Prompt:
Wherever a line in the data below holds "this", copy that line.

Records provided:
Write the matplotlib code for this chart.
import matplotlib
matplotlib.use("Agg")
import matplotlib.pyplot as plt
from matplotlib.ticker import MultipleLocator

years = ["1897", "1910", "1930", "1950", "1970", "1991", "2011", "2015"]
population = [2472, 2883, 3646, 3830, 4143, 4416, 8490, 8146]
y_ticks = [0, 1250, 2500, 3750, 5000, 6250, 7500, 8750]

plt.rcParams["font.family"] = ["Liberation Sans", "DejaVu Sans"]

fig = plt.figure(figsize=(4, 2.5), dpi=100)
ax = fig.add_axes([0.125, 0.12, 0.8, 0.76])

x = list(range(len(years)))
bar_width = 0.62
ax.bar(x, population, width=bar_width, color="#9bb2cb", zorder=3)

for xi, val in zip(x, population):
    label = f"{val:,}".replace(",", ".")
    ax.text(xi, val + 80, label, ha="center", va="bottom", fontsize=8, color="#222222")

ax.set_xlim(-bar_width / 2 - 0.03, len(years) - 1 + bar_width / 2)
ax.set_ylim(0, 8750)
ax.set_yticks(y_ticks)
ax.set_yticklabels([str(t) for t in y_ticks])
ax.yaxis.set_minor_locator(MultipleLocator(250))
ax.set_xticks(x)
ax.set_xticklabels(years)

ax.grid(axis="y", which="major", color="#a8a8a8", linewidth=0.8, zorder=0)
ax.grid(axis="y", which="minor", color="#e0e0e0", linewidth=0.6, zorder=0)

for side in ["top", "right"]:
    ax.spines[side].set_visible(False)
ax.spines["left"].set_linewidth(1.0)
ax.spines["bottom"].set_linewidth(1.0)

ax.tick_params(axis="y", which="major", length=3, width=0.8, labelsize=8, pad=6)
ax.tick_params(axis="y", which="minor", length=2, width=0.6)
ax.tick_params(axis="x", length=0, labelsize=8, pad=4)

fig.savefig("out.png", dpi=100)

==

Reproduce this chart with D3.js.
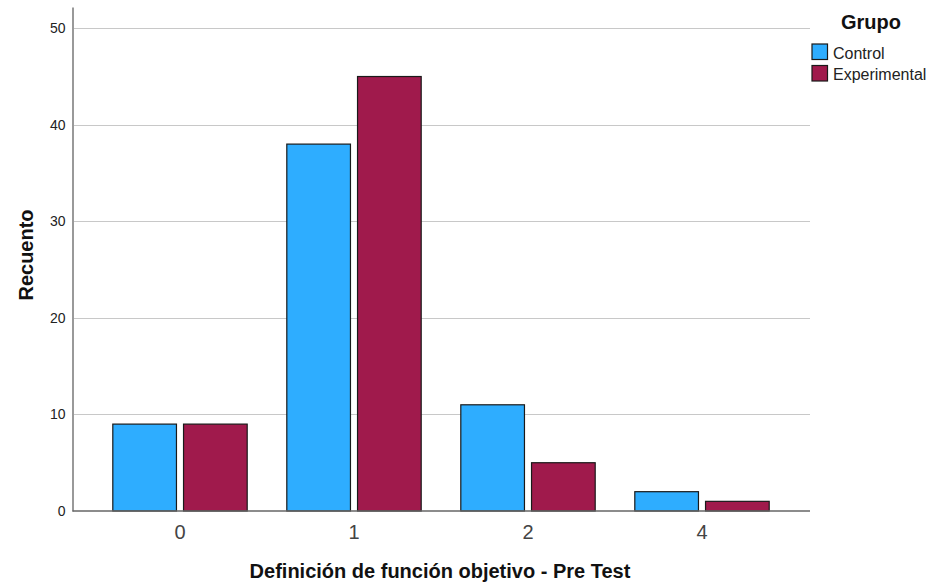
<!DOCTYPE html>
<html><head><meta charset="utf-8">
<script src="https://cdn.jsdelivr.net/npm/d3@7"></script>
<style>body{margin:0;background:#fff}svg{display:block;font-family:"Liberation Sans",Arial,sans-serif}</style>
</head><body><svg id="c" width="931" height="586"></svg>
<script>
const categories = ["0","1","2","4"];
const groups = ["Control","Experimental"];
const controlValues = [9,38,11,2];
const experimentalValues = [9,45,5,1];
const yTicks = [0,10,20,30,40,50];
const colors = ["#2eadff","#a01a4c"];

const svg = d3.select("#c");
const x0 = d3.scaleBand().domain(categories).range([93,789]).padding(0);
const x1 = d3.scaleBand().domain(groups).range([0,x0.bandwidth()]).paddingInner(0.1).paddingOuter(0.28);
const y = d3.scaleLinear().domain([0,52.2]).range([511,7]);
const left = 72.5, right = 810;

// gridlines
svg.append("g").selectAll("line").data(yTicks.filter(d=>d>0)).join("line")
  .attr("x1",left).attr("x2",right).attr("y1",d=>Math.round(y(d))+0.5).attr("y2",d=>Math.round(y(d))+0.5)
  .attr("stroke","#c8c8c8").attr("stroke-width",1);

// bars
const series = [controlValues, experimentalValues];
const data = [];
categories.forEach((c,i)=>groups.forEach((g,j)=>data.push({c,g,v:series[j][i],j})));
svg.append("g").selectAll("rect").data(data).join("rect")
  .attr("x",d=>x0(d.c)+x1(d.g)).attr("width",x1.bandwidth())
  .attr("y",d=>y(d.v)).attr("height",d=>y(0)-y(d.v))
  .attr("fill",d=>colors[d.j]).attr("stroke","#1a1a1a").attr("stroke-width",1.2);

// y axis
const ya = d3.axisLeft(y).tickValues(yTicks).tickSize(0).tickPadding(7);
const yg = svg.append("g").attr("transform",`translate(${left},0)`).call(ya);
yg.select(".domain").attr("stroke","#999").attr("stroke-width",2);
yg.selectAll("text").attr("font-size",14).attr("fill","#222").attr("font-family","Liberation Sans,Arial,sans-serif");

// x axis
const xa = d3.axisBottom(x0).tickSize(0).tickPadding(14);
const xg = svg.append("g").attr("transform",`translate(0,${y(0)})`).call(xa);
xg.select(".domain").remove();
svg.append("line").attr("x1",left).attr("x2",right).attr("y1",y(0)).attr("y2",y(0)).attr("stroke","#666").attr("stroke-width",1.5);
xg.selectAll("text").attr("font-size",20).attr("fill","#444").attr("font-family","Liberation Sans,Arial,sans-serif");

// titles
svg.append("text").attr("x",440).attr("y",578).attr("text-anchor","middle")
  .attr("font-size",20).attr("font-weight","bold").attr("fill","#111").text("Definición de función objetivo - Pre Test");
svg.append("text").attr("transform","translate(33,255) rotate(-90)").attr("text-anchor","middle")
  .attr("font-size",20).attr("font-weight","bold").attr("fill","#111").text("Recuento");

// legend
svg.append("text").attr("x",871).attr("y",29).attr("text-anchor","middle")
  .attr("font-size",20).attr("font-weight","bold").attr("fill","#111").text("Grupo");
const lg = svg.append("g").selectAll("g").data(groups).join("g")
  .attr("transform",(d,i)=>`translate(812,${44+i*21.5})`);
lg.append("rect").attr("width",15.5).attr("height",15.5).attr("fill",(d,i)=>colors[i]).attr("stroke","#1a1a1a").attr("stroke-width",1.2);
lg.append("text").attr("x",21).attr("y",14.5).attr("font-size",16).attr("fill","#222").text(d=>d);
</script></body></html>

* * *

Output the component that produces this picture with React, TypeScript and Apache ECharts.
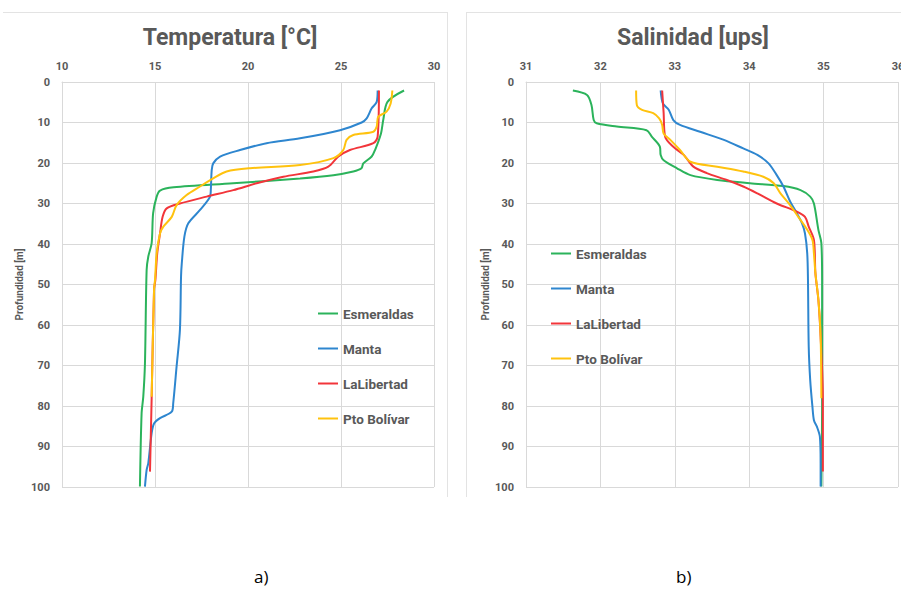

Problem solution:
Write the matplotlib code for this chart.
Reproduce this chart with D3.js.
Output the component that produces this picture with React, TypeScript and Apache ECharts.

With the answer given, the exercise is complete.